To be done:
Reproduce the data below in full and exclude every picture.

Records supplied:
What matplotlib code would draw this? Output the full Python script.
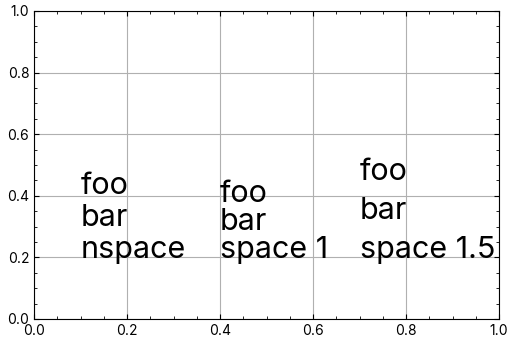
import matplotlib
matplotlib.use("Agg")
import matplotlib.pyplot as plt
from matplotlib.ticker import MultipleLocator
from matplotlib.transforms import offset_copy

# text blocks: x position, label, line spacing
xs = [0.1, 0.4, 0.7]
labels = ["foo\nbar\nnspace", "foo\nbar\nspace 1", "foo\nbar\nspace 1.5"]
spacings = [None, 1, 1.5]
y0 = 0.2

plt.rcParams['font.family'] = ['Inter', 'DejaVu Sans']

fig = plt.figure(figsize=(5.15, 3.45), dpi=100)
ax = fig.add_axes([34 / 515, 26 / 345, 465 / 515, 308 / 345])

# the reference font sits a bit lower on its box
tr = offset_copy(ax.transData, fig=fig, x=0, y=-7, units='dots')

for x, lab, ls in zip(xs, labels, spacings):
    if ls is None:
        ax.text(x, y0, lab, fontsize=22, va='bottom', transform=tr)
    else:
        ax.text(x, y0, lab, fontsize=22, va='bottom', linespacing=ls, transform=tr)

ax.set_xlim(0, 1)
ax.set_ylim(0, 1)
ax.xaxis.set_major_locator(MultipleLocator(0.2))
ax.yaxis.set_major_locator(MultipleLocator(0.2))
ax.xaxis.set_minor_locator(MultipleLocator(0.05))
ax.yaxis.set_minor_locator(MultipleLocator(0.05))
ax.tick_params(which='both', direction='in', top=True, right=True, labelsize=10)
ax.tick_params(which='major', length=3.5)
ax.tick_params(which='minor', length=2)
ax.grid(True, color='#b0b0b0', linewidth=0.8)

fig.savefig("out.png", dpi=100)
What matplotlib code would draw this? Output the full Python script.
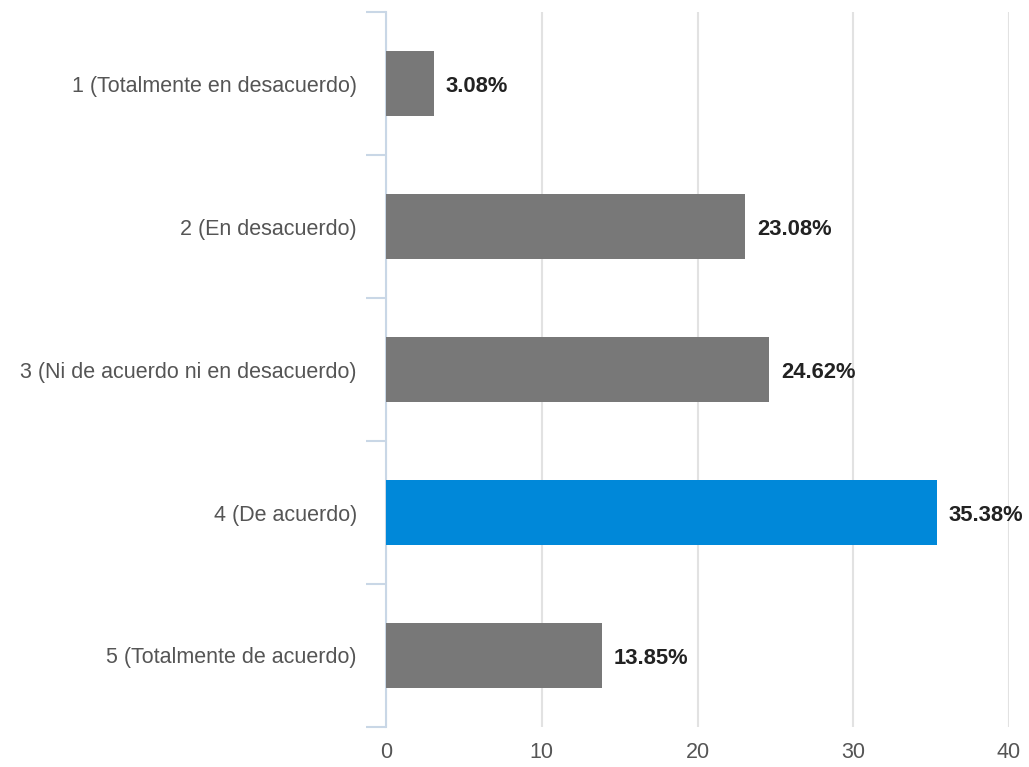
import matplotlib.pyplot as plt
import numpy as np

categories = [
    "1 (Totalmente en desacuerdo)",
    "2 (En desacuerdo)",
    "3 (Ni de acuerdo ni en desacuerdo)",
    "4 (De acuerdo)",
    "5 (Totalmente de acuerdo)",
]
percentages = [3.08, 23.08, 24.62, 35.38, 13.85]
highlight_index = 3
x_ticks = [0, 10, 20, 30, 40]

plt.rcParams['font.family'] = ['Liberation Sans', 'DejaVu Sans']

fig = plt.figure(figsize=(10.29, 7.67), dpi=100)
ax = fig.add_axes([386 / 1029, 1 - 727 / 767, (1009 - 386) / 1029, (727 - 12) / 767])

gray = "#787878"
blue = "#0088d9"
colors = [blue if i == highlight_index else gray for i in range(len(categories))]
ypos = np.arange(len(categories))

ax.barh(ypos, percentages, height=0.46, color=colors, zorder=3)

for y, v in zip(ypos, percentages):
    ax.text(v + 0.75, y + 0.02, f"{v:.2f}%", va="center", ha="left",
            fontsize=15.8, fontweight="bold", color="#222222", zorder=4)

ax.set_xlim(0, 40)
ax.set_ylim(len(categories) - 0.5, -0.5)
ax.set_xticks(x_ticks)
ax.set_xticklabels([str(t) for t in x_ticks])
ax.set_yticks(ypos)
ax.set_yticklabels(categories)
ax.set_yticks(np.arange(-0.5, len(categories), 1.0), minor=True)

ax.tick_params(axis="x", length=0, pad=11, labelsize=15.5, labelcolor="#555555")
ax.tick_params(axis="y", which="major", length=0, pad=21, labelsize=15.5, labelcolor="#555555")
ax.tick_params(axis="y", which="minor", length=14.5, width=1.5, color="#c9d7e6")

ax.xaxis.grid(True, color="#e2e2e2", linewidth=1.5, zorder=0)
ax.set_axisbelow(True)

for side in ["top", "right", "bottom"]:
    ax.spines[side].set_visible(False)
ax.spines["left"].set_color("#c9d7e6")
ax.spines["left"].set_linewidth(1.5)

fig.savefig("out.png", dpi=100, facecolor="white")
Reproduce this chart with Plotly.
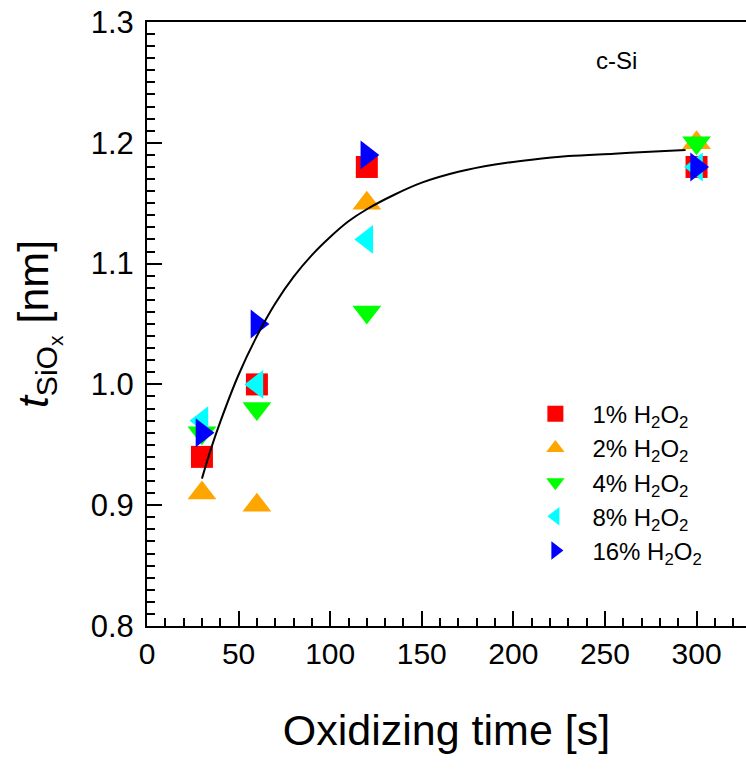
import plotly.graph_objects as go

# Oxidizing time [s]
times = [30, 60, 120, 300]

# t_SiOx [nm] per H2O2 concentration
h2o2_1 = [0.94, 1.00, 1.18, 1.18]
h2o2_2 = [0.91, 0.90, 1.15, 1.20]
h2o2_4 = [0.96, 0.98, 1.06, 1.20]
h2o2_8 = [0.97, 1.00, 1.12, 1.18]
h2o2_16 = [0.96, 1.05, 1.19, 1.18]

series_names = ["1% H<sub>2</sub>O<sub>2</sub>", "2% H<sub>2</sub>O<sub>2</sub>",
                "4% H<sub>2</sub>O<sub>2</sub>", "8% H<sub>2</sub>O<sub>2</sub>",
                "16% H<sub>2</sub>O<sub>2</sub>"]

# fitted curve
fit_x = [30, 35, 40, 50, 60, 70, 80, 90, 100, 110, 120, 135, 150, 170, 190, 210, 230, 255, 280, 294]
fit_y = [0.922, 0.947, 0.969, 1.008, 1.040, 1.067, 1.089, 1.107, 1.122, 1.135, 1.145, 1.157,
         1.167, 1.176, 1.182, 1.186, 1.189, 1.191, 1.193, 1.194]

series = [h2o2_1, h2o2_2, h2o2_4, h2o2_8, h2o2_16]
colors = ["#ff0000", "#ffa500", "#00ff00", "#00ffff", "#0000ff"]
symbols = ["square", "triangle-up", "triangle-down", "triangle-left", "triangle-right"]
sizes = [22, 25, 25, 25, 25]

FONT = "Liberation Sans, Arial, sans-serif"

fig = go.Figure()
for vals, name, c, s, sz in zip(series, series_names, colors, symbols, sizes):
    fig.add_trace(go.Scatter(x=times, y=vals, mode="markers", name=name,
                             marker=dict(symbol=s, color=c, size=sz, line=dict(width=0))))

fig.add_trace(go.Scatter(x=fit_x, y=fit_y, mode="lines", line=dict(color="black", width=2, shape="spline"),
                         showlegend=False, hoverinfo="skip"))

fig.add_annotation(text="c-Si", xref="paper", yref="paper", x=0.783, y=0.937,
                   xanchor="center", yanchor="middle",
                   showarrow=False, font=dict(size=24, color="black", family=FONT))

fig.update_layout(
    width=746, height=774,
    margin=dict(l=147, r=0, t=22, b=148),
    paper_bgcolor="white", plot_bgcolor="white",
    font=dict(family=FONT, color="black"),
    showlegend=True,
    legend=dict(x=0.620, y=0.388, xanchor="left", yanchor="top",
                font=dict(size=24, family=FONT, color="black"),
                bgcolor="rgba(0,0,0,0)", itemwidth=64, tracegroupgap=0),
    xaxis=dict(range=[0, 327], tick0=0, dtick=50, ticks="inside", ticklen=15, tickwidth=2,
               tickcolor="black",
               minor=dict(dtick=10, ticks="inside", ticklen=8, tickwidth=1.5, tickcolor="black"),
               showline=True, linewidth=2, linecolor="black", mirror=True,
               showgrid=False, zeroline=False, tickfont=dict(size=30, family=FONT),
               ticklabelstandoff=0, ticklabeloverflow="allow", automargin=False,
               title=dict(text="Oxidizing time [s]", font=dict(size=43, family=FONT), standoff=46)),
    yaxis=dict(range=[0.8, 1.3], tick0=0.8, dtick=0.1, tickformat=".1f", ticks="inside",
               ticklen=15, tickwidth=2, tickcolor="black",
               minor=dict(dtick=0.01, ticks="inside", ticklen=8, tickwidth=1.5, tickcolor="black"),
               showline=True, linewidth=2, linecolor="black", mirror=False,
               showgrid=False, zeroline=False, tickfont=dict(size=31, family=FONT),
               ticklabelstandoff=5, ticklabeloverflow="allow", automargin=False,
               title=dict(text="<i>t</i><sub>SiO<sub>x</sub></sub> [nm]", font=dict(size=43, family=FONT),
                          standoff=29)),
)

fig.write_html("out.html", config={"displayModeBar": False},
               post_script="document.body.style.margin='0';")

Right answer:
What matplotlib code would draw this? Output the full Python script.
import matplotlib
matplotlib.use("Agg")
import matplotlib.pyplot as plt
from matplotlib.ticker import MultipleLocator
from matplotlib.transforms import offset_copy

# text blocks: x position, label, line spacing
xs = [0.1, 0.4, 0.7]
labels = ["foo\nbar\nnspace", "foo\nbar\nspace 1", "foo\nbar\nspace 1.5"]
spacings = [None, 1, 1.5]
y0 = 0.2

plt.rcParams['font.family'] = ['Inter', 'DejaVu Sans']

fig = plt.figure(figsize=(5.15, 3.45), dpi=100)
ax = fig.add_axes([34 / 515, 26 / 345, 465 / 515, 308 / 345])

# the reference font sits a bit lower on its box
tr = offset_copy(ax.transData, fig=fig, x=0, y=-7, units='dots')

for x, lab, ls in zip(xs, labels, spacings):
    if ls is None:
        ax.text(x, y0, lab, fontsize=22, va='bottom', transform=tr)
    else:
        ax.text(x, y0, lab, fontsize=22, va='bottom', linespacing=ls, transform=tr)

ax.set_xlim(0, 1)
ax.set_ylim(0, 1)
ax.xaxis.set_major_locator(MultipleLocator(0.2))
ax.yaxis.set_major_locator(MultipleLocator(0.2))
ax.xaxis.set_minor_locator(MultipleLocator(0.05))
ax.yaxis.set_minor_locator(MultipleLocator(0.05))
ax.tick_params(which='both', direction='in', top=True, right=True, labelsize=10)
ax.tick_params(which='major', length=3.5)
ax.tick_params(which='minor', length=2)
ax.grid(True, color='#b0b0b0', linewidth=0.8)

fig.savefig("out.png", dpi=100)
What matplotlib code would draw this? Output the full Python script.
import matplotlib.pyplot as plt
import numpy as np

categories = [
    "1 (Totalmente en desacuerdo)",
    "2 (En desacuerdo)",
    "3 (Ni de acuerdo ni en desacuerdo)",
    "4 (De acuerdo)",
    "5 (Totalmente de acuerdo)",
]
percentages = [3.08, 23.08, 24.62, 35.38, 13.85]
highlight_index = 3
x_ticks = [0, 10, 20, 30, 40]

plt.rcParams['font.family'] = ['Liberation Sans', 'DejaVu Sans']

fig = plt.figure(figsize=(10.29, 7.67), dpi=100)
ax = fig.add_axes([386 / 1029, 1 - 727 / 767, (1009 - 386) / 1029, (727 - 12) / 767])

gray = "#787878"
blue = "#0088d9"
colors = [blue if i == highlight_index else gray for i in range(len(categories))]
ypos = np.arange(len(categories))

ax.barh(ypos, percentages, height=0.46, color=colors, zorder=3)

for y, v in zip(ypos, percentages):
    ax.text(v + 0.75, y + 0.02, f"{v:.2f}%", va="center", ha="left",
            fontsize=15.8, fontweight="bold", color="#222222", zorder=4)

ax.set_xlim(0, 40)
ax.set_ylim(len(categories) - 0.5, -0.5)
ax.set_xticks(x_ticks)
ax.set_xticklabels([str(t) for t in x_ticks])
ax.set_yticks(ypos)
ax.set_yticklabels(categories)
ax.set_yticks(np.arange(-0.5, len(categories), 1.0), minor=True)

ax.tick_params(axis="x", length=0, pad=11, labelsize=15.5, labelcolor="#555555")
ax.tick_params(axis="y", which="major", length=0, pad=21, labelsize=15.5, labelcolor="#555555")
ax.tick_params(axis="y", which="minor", length=14.5, width=1.5, color="#c9d7e6")

ax.xaxis.grid(True, color="#e2e2e2", linewidth=1.5, zorder=0)
ax.set_axisbelow(True)

for side in ["top", "right", "bottom"]:
    ax.spines[side].set_visible(False)
ax.spines["left"].set_color("#c9d7e6")
ax.spines["left"].set_linewidth(1.5)

fig.savefig("out.png", dpi=100, facecolor="white")
Reproduce this chart with Plotly.
import plotly.graph_objects as go

# Oxidizing time [s]
times = [30, 60, 120, 300]

# t_SiOx [nm] per H2O2 concentration
h2o2_1 = [0.94, 1.00, 1.18, 1.18]
h2o2_2 = [0.91, 0.90, 1.15, 1.20]
h2o2_4 = [0.96, 0.98, 1.06, 1.20]
h2o2_8 = [0.97, 1.00, 1.12, 1.18]
h2o2_16 = [0.96, 1.05, 1.19, 1.18]

series_names = ["1% H<sub>2</sub>O<sub>2</sub>", "2% H<sub>2</sub>O<sub>2</sub>",
                "4% H<sub>2</sub>O<sub>2</sub>", "8% H<sub>2</sub>O<sub>2</sub>",
                "16% H<sub>2</sub>O<sub>2</sub>"]

# fitted curve
fit_x = [30, 35, 40, 50, 60, 70, 80, 90, 100, 110, 120, 135, 150, 170, 190, 210, 230, 255, 280, 294]
fit_y = [0.922, 0.947, 0.969, 1.008, 1.040, 1.067, 1.089, 1.107, 1.122, 1.135, 1.145, 1.157,
         1.167, 1.176, 1.182, 1.186, 1.189, 1.191, 1.193, 1.194]

series = [h2o2_1, h2o2_2, h2o2_4, h2o2_8, h2o2_16]
colors = ["#ff0000", "#ffa500", "#00ff00", "#00ffff", "#0000ff"]
symbols = ["square", "triangle-up", "triangle-down", "triangle-left", "triangle-right"]
sizes = [22, 25, 25, 25, 25]

FONT = "Liberation Sans, Arial, sans-serif"

fig = go.Figure()
for vals, name, c, s, sz in zip(series, series_names, colors, symbols, sizes):
    fig.add_trace(go.Scatter(x=times, y=vals, mode="markers", name=name,
                             marker=dict(symbol=s, color=c, size=sz, line=dict(width=0))))

fig.add_trace(go.Scatter(x=fit_x, y=fit_y, mode="lines", line=dict(color="black", width=2, shape="spline"),
                         showlegend=False, hoverinfo="skip"))

fig.add_annotation(text="c-Si", xref="paper", yref="paper", x=0.783, y=0.937,
                   xanchor="center", yanchor="middle",
                   showarrow=False, font=dict(size=24, color="black", family=FONT))

fig.update_layout(
    width=746, height=774,
    margin=dict(l=147, r=0, t=22, b=148),
    paper_bgcolor="white", plot_bgcolor="white",
    font=dict(family=FONT, color="black"),
    showlegend=True,
    legend=dict(x=0.620, y=0.388, xanchor="left", yanchor="top",
                font=dict(size=24, family=FONT, color="black"),
                bgcolor="rgba(0,0,0,0)", itemwidth=64, tracegroupgap=0),
    xaxis=dict(range=[0, 327], tick0=0, dtick=50, ticks="inside", ticklen=15, tickwidth=2,
               tickcolor="black",
               minor=dict(dtick=10, ticks="inside", ticklen=8, tickwidth=1.5, tickcolor="black"),
               showline=True, linewidth=2, linecolor="black", mirror=True,
               showgrid=False, zeroline=False, tickfont=dict(size=30, family=FONT),
               ticklabelstandoff=0, ticklabeloverflow="allow", automargin=False,
               title=dict(text="Oxidizing time [s]", font=dict(size=43, family=FONT), standoff=46)),
    yaxis=dict(range=[0.8, 1.3], tick0=0.8, dtick=0.1, tickformat=".1f", ticks="inside",
               ticklen=15, tickwidth=2, tickcolor="black",
               minor=dict(dtick=0.01, ticks="inside", ticklen=8, tickwidth=1.5, tickcolor="black"),
               showline=True, linewidth=2, linecolor="black", mirror=False,
               showgrid=False, zeroline=False, tickfont=dict(size=31, family=FONT),
               ticklabelstandoff=5, ticklabeloverflow="allow", automargin=False,
               title=dict(text="<i>t</i><sub>SiO<sub>x</sub></sub> [nm]", font=dict(size=43, family=FONT),
                          standoff=29)),
)

fig.write_html("out.html", config={"displayModeBar": False},
               post_script="document.body.style.margin='0';")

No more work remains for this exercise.